Sydney artist Mark Gerada will challenge religion’s leading role in the “war on terror” in his latest exhibition Mounds & Caves at artist-run gallery Gaffa

Seventy-two paintings will explore representations of forgotten landscapes, alongside video installations that question how religion has been used to defend war by the world’s most powerful figures, especially over the past six years. Mark meditates on the hope for humanity’s spiritual reconnection with the natural world; to a pre-religious experience of life before religion’s divisions and hypocrisies set us against ourselves.

The troubles of the wider world were to impress themselves on the artist with shocking force on 7 July 2005. Mark was heading through London on his way to the Isle of Skye in Scotland that morning of the Tube terrorist bombings. He was going there to work on landscape studies and filming for this exhibition, yet after the bombings he arrived in Scotland reeling, doubting the utility of art, distracted with worry for his friends in London.

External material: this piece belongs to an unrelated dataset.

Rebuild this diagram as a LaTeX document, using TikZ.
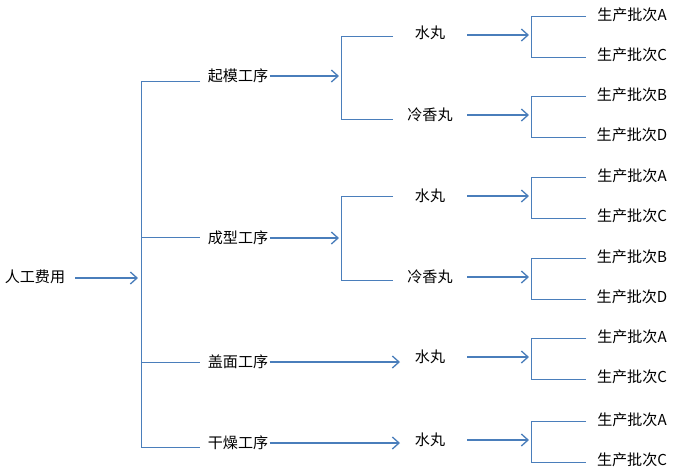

But there the ancient landscape – so pristine and so distant from the insanity of religious violence – reaffirmed the fundamentals of life, and the necessity of art.

Since leaving Scotland, he has filmed footage in other parts of the world for the resultant video installations that further intensify the context of the paintings. The video soundtrack features the artist’s own composition, in which his voice hums a haunting and universal hymn in rhythm with footage of the world’s most stunning mystical sites. But mediative ambiance turn disturbing, when sound bites of George Bush interrupts by calling for war under the appeal of a spiritual God. These quotes are confrontationally mixed with like-minded phrases from Saddam Hussein.

“Remarks like these have created paranoia and distrust of other people. It is important to remember where we are coming from to keep the future in perspective.”

In Mounds & Caves, the viewer will be invited into a world of paintings that depict shapes of mountains and caves, domes and peoples’ heads. Mark adopts an organic painting approach that allows for a fluid energy of his paint strokes and an intuitive response to bold, simple shapes. When multiplied across 72 canvases, the mounds and caves stand authoritatively, leaving the viewer in awe of the fabricated landscape’s expressive and simple beauty. But while the works offer such splendour, they stand as a powerful warning. 

Mounds & Caves is a provocative and timely exhibition that forces us to ask, must freedom be predicated on the grim necessity of war?